WHAT IS BEING ASKED:
Reproduce the listing below word for word, with no pictures.

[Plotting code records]

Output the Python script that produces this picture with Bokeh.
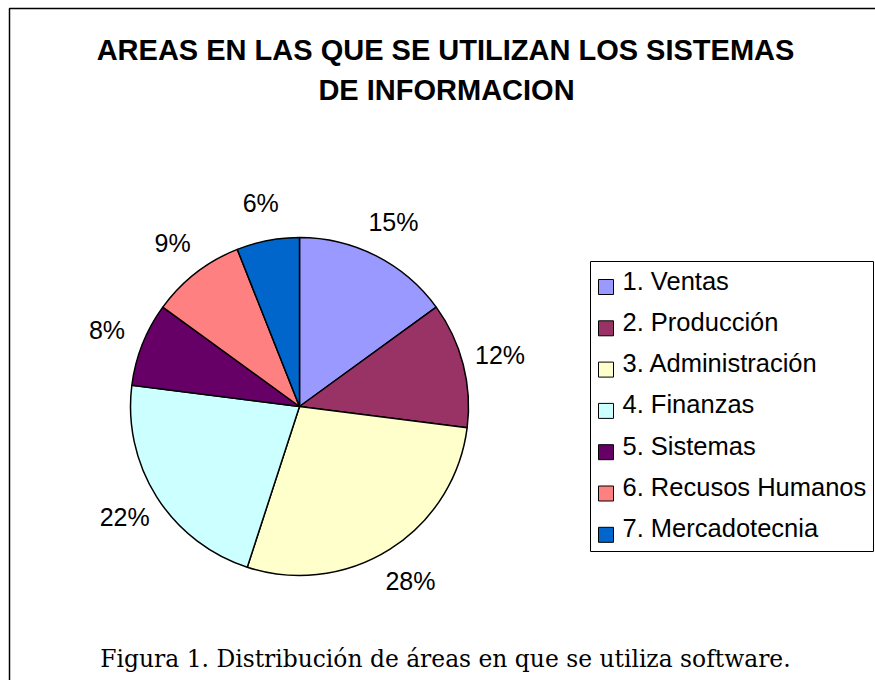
import numpy as np
from bokeh.plotting import figure
from bokeh.models import Range1d, ColumnDataSource
from bokeh.core.properties import value
from bokeh.embed import file_html
from bokeh.resources import INLINE

# ---- data ----
categories = ["1. Ventas", "2. Producción", "3. Administración", "4. Finanzas",
              "5. Sistemas", "6. Recusos Humanos", "7. Mercadotecnia"]
percentages = [15, 12, 28, 22, 8, 9, 6]
colors = ["#9999FF", "#993366", "#FFFFCC", "#CCFFFF", "#660066", "#FF8080", "#0066CC"]
title_lines = ["AREAS EN LAS QUE SE UTILIZAN LOS SISTEMAS", "DE INFORMACION"]
caption = "Figura 1. Distribución de áreas en que se utiliza software."

W, H = 875, 680


def Y(sy):
    return H - sy


p = figure(width=W, height=H, x_range=Range1d(0, W), y_range=Range1d(0, H),
           output_backend="svg", toolbar_location=None,
           x_axis_type=None, y_axis_type=None, min_border=0)
p.outline_line_color = None
p.background_fill_color = "white"
p.border_fill_color = "white"

# outer frame
p.line(x=[9, 9, 875], y=[Y(680), Y(8), Y(8)], line_color="black", line_width=1.5)

# pie
vals = np.array(percentages, dtype=float)
frac = vals / vals.sum()
cum_end = np.cumsum(frac)
cum_start = cum_end - frac
start = np.pi / 2 - 2 * np.pi * cum_end
end = np.pi / 2 - 2 * np.pi * cum_start
cx, cy, R = 299, Y(406), 169
src = ColumnDataSource(dict(start=start, end=end, color=colors))
p.wedge(x=cx, y=cy, radius=R, radius_units="screen", start_angle="start",
        end_angle="end", fill_color="color", line_color="black", line_width=1.5,
        source=src)

# percentage labels
mid = (start + end) / 2
LR = 207
lx = cx + LR * np.cos(mid)
ly = cy + LR * np.sin(mid)
pct_labels = [f"{v}%" for v in percentages]
p.text(x=lx, y=ly, text=pct_labels, text_font=value("Liberation Sans"),
       text_font_size="25px", text_align="center", text_baseline="middle",
       text_color="black")

# title
p.text(x=[445, 446], y=[Y(49), Y(89)], text=title_lines,
       text_font=value("Liberation Sans"), text_font_style="bold",
       text_font_size="29px", text_align="center", text_baseline="middle",
       text_color="black")

# legend
p.quad(left=590, right=873, top=Y(261), bottom=Y(551), fill_color="white",
       line_color="black", line_width=1)
idx = np.arange(len(categories))
sq_y = 286.5 + 41.3 * idx
p.quad(left=598, right=613, top=Y(sq_y - 7.5), bottom=Y(sq_y + 7.5),
       fill_color=colors, line_color="black", line_width=1)
p.text(x=622, y=Y(280 + 41.3 * idx), text=categories,
       text_font=value("Liberation Sans"), text_font_size="25.5px",
       text_align="left", text_baseline="middle", text_color="black")

# caption
p.text(x=[445], y=[Y(658)], text=[caption], text_font=value("DejaVu Serif"),
       text_font_size="23.4px", text_align="center", text_baseline="middle",
       text_color="black")

open("out.html", "w").write(file_html(p, INLINE))
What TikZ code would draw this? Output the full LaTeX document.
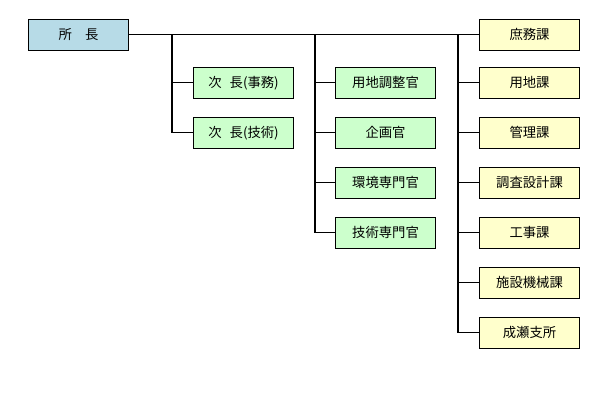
\documentclass[tikz,border=0pt]{standalone}
\usepackage{fontspec}
\setmainfont{Noto Sans CJK JP}
\begin{document}
\begin{tikzpicture}[x=0.75pt,y=-0.75pt,
 box/.style={draw=black,line width=0.8pt,minimum width=75pt,minimum height=23pt,inner sep=0pt,font=\fontsize{10}{12}\selectfont,anchor=north west},
 bl/.style={box,fill=blue!10!cyan!20!white,fill={rgb,255:red,183;green,219;blue,231}},
 gr/.style={box,fill={rgb,255:red,204;green,255;blue,204}},
 ye/.style={box,fill={rgb,255:red,255;green,255;blue,204}},
 ln/.style={line width=0.8pt}]
\useasboundingbox (0,0) rectangle (607,411);
\node[bl] (a) at (28,19) {所\hspace{1em}長};
\node[gr] (b1) at (193,67) {次\hspace{0.6em}長(事務)};
\node[gr] (b2) at (193,117) {次\hspace{0.6em}長(技術)};
\node[gr] (c1) at (335,67) {用地調整官};
\node[gr] (c2) at (335,117) {企画官};
\node[gr] (c3) at (335,167) {環境専門官};
\node[gr] (c4) at (335,217) {技術専門官};
\node[ye] (d1) at (479,19) {庶務課};
\node[ye] (d2) at (479,67) {用地課};
\node[ye] (d3) at (479,117) {管理課};
\node[ye] (d4) at (479,167) {調査設計課};
\node[ye] (d5) at (479,217) {工事課};
\node[ye] (d6) at (479,267) {施設機械課};
\node[ye] (d7) at (479,317) {成瀬支所};
\draw[ln] (a.east) -- (d1.west);
\coordinate (v1) at (172,35);
\coordinate (v2) at (315,35);
\coordinate (v3) at (458,35);
\draw[ln] (v1) |- (b1.west); \draw[ln] (v1) |- (b2.west);
\foreach \n in {c1,c2,c3,c4} \draw[ln] (v2) |- (\n.west);
\foreach \n in {d2,d3,d4,d5,d6,d7} \draw[ln] (v3) |- (\n.west);
\end{tikzpicture}
\end{document}
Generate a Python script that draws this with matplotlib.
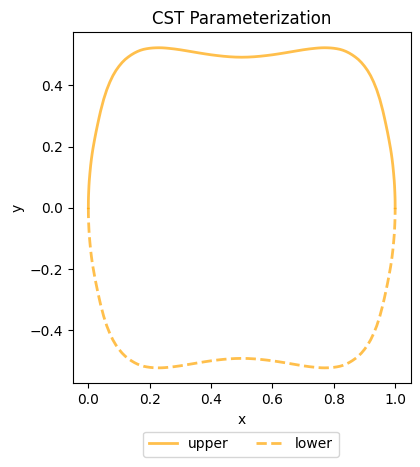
import matplotlib
matplotlib.use("Agg")
import matplotlib.pyplot as plt

x_left = [0.0, 0.0002, 0.0005, 0.001, 0.002, 0.003, 0.005, 0.0075, 0.01, 0.0125, 0.015, 0.02, 0.025, 0.03, 0.035, 0.04, 0.05, 0.06, 0.07, 0.08,
          0.09, 0.10, 0.11, 0.12, 0.13, 0.14, 0.15, 0.16, 0.17, 0.18, 0.19, 0.20, 0.21, 0.22, 0.23, 0.24, 0.25, 0.26, 0.28, 0.30,
          0.32, 0.34, 0.36, 0.38, 0.40, 0.42, 0.44, 0.46, 0.48, 0.50]
y_left = [0.0, 0.024, 0.036, 0.05, 0.072, 0.088, 0.112, 0.138, 0.159, 0.177, 0.193, 0.221, 0.247, 0.271, 0.294, 0.316, 0.354, 0.385, 0.41, 0.431,
          0.448, 0.462, 0.474, 0.484, 0.492, 0.499, 0.505, 0.51, 0.514, 0.517, 0.519, 0.5205, 0.5215, 0.522, 0.5222, 0.522, 0.5214, 0.5205, 0.5183, 0.5155,
          0.5122, 0.5088, 0.5054, 0.5022, 0.4992, 0.4967, 0.4945, 0.4928, 0.4917, 0.4913]
x_vals = x_left + [round(1 - v, 4) for v in reversed(x_left[:-1])]
y_upper = y_left + list(reversed(y_left[:-1]))
y_lower = [-v for v in y_upper]

fig = plt.figure(figsize=(4.2, 4.67), dpi=100)
ax = fig.add_axes([73/420, 1-383.3/467, (410.5-73)/420, (383.3-32.3)/467])
ax.plot(x_vals, y_upper, color="orange", alpha=0.7, lw=2, label="upper")
ax.plot(x_vals, y_lower, color="orange", alpha=0.7, lw=2, ls="--", label="lower")
ax.set_title("CST Parameterization")
ax.set_xlabel("x")
ax.set_ylabel("y")
ax.set_xlim(-0.05, 1.05)
ax.set_ylim(-0.5726, 0.5726)
ax.legend(loc="upper center", bbox_to_anchor=(0.498, -0.118), ncol=2)
fig.savefig("out.png", dpi=100)
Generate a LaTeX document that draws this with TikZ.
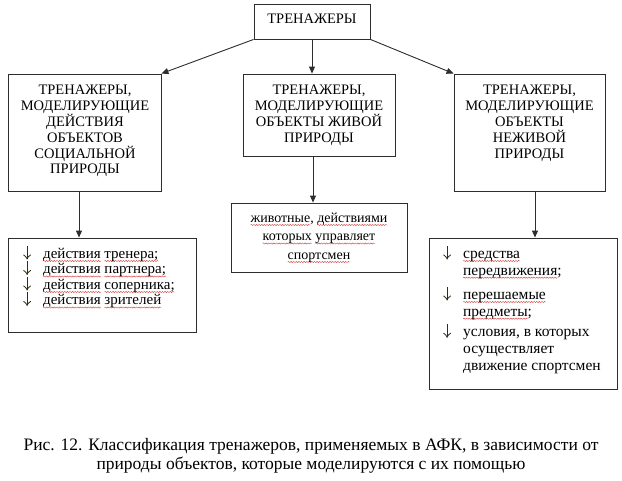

COMPLETED TASK:
Output the Python script that produces this picture with Bokeh.
import numpy as np
from bokeh.plotting import figure
from bokeh.models import Range1d, ColumnDataSource
from bokeh.core.properties import value
from bokeh.embed import file_html
from bokeh.resources import INLINE

# ---- data ----
categories = ["1. Ventas", "2. Producción", "3. Administración", "4. Finanzas",
              "5. Sistemas", "6. Recusos Humanos", "7. Mercadotecnia"]
percentages = [15, 12, 28, 22, 8, 9, 6]
colors = ["#9999FF", "#993366", "#FFFFCC", "#CCFFFF", "#660066", "#FF8080", "#0066CC"]
title_lines = ["AREAS EN LAS QUE SE UTILIZAN LOS SISTEMAS", "DE INFORMACION"]
caption = "Figura 1. Distribución de áreas en que se utiliza software."

W, H = 875, 680


def Y(sy):
    return H - sy


p = figure(width=W, height=H, x_range=Range1d(0, W), y_range=Range1d(0, H),
           output_backend="svg", toolbar_location=None,
           x_axis_type=None, y_axis_type=None, min_border=0)
p.outline_line_color = None
p.background_fill_color = "white"
p.border_fill_color = "white"

# outer frame
p.line(x=[9, 9, 875], y=[Y(680), Y(8), Y(8)], line_color="black", line_width=1.5)

# pie
vals = np.array(percentages, dtype=float)
frac = vals / vals.sum()
cum_end = np.cumsum(frac)
cum_start = cum_end - frac
start = np.pi / 2 - 2 * np.pi * cum_end
end = np.pi / 2 - 2 * np.pi * cum_start
cx, cy, R = 299, Y(406), 169
src = ColumnDataSource(dict(start=start, end=end, color=colors))
p.wedge(x=cx, y=cy, radius=R, radius_units="screen", start_angle="start",
        end_angle="end", fill_color="color", line_color="black", line_width=1.5,
        source=src)

# percentage labels
mid = (start + end) / 2
LR = 207
lx = cx + LR * np.cos(mid)
ly = cy + LR * np.sin(mid)
pct_labels = [f"{v}%" for v in percentages]
p.text(x=lx, y=ly, text=pct_labels, text_font=value("Liberation Sans"),
       text_font_size="25px", text_align="center", text_baseline="middle",
       text_color="black")

# title
p.text(x=[445, 446], y=[Y(49), Y(89)], text=title_lines,
       text_font=value("Liberation Sans"), text_font_style="bold",
       text_font_size="29px", text_align="center", text_baseline="middle",
       text_color="black")

# legend
p.quad(left=590, right=873, top=Y(261), bottom=Y(551), fill_color="white",
       line_color="black", line_width=1)
idx = np.arange(len(categories))
sq_y = 286.5 + 41.3 * idx
p.quad(left=598, right=613, top=Y(sq_y - 7.5), bottom=Y(sq_y + 7.5),
       fill_color=colors, line_color="black", line_width=1)
p.text(x=622, y=Y(280 + 41.3 * idx), text=categories,
       text_font=value("Liberation Sans"), text_font_size="25.5px",
       text_align="left", text_baseline="middle", text_color="black")

# caption
p.text(x=[445], y=[Y(658)], text=[caption], text_font=value("DejaVu Serif"),
       text_font_size="23.4px", text_align="center", text_baseline="middle",
       text_color="black")

open("out.html", "w").write(file_html(p, INLINE))
What TikZ code would draw this? Output the full LaTeX document.
\documentclass[tikz,border=0pt]{standalone}
\usepackage{fontspec}
\setmainfont{Noto Sans CJK JP}
\begin{document}
\begin{tikzpicture}[x=0.75pt,y=-0.75pt,
 box/.style={draw=black,line width=0.8pt,minimum width=75pt,minimum height=23pt,inner sep=0pt,font=\fontsize{10}{12}\selectfont,anchor=north west},
 bl/.style={box,fill=blue!10!cyan!20!white,fill={rgb,255:red,183;green,219;blue,231}},
 gr/.style={box,fill={rgb,255:red,204;green,255;blue,204}},
 ye/.style={box,fill={rgb,255:red,255;green,255;blue,204}},
 ln/.style={line width=0.8pt}]
\useasboundingbox (0,0) rectangle (607,411);
\node[bl] (a) at (28,19) {所\hspace{1em}長};
\node[gr] (b1) at (193,67) {次\hspace{0.6em}長(事務)};
\node[gr] (b2) at (193,117) {次\hspace{0.6em}長(技術)};
\node[gr] (c1) at (335,67) {用地調整官};
\node[gr] (c2) at (335,117) {企画官};
\node[gr] (c3) at (335,167) {環境専門官};
\node[gr] (c4) at (335,217) {技術専門官};
\node[ye] (d1) at (479,19) {庶務課};
\node[ye] (d2) at (479,67) {用地課};
\node[ye] (d3) at (479,117) {管理課};
\node[ye] (d4) at (479,167) {調査設計課};
\node[ye] (d5) at (479,217) {工事課};
\node[ye] (d6) at (479,267) {施設機械課};
\node[ye] (d7) at (479,317) {成瀬支所};
\draw[ln] (a.east) -- (d1.west);
\coordinate (v1) at (172,35);
\coordinate (v2) at (315,35);
\coordinate (v3) at (458,35);
\draw[ln] (v1) |- (b1.west); \draw[ln] (v1) |- (b2.west);
\foreach \n in {c1,c2,c3,c4} \draw[ln] (v2) |- (\n.west);
\foreach \n in {d2,d3,d4,d5,d6,d7} \draw[ln] (v3) |- (\n.west);
\end{tikzpicture}
\end{document}
Generate a Python script that draws this with matplotlib.
import matplotlib
matplotlib.use("Agg")
import matplotlib.pyplot as plt

x_left = [0.0, 0.0002, 0.0005, 0.001, 0.002, 0.003, 0.005, 0.0075, 0.01, 0.0125, 0.015, 0.02, 0.025, 0.03, 0.035, 0.04, 0.05, 0.06, 0.07, 0.08,
          0.09, 0.10, 0.11, 0.12, 0.13, 0.14, 0.15, 0.16, 0.17, 0.18, 0.19, 0.20, 0.21, 0.22, 0.23, 0.24, 0.25, 0.26, 0.28, 0.30,
          0.32, 0.34, 0.36, 0.38, 0.40, 0.42, 0.44, 0.46, 0.48, 0.50]
y_left = [0.0, 0.024, 0.036, 0.05, 0.072, 0.088, 0.112, 0.138, 0.159, 0.177, 0.193, 0.221, 0.247, 0.271, 0.294, 0.316, 0.354, 0.385, 0.41, 0.431,
          0.448, 0.462, 0.474, 0.484, 0.492, 0.499, 0.505, 0.51, 0.514, 0.517, 0.519, 0.5205, 0.5215, 0.522, 0.5222, 0.522, 0.5214, 0.5205, 0.5183, 0.5155,
          0.5122, 0.5088, 0.5054, 0.5022, 0.4992, 0.4967, 0.4945, 0.4928, 0.4917, 0.4913]
x_vals = x_left + [round(1 - v, 4) for v in reversed(x_left[:-1])]
y_upper = y_left + list(reversed(y_left[:-1]))
y_lower = [-v for v in y_upper]

fig = plt.figure(figsize=(4.2, 4.67), dpi=100)
ax = fig.add_axes([73/420, 1-383.3/467, (410.5-73)/420, (383.3-32.3)/467])
ax.plot(x_vals, y_upper, color="orange", alpha=0.7, lw=2, label="upper")
ax.plot(x_vals, y_lower, color="orange", alpha=0.7, lw=2, ls="--", label="lower")
ax.set_title("CST Parameterization")
ax.set_xlabel("x")
ax.set_ylabel("y")
ax.set_xlim(-0.05, 1.05)
ax.set_ylim(-0.5726, 0.5726)
ax.legend(loc="upper center", bbox_to_anchor=(0.498, -0.118), ncol=2)
fig.savefig("out.png", dpi=100)
Generate a LaTeX document that draws this with TikZ.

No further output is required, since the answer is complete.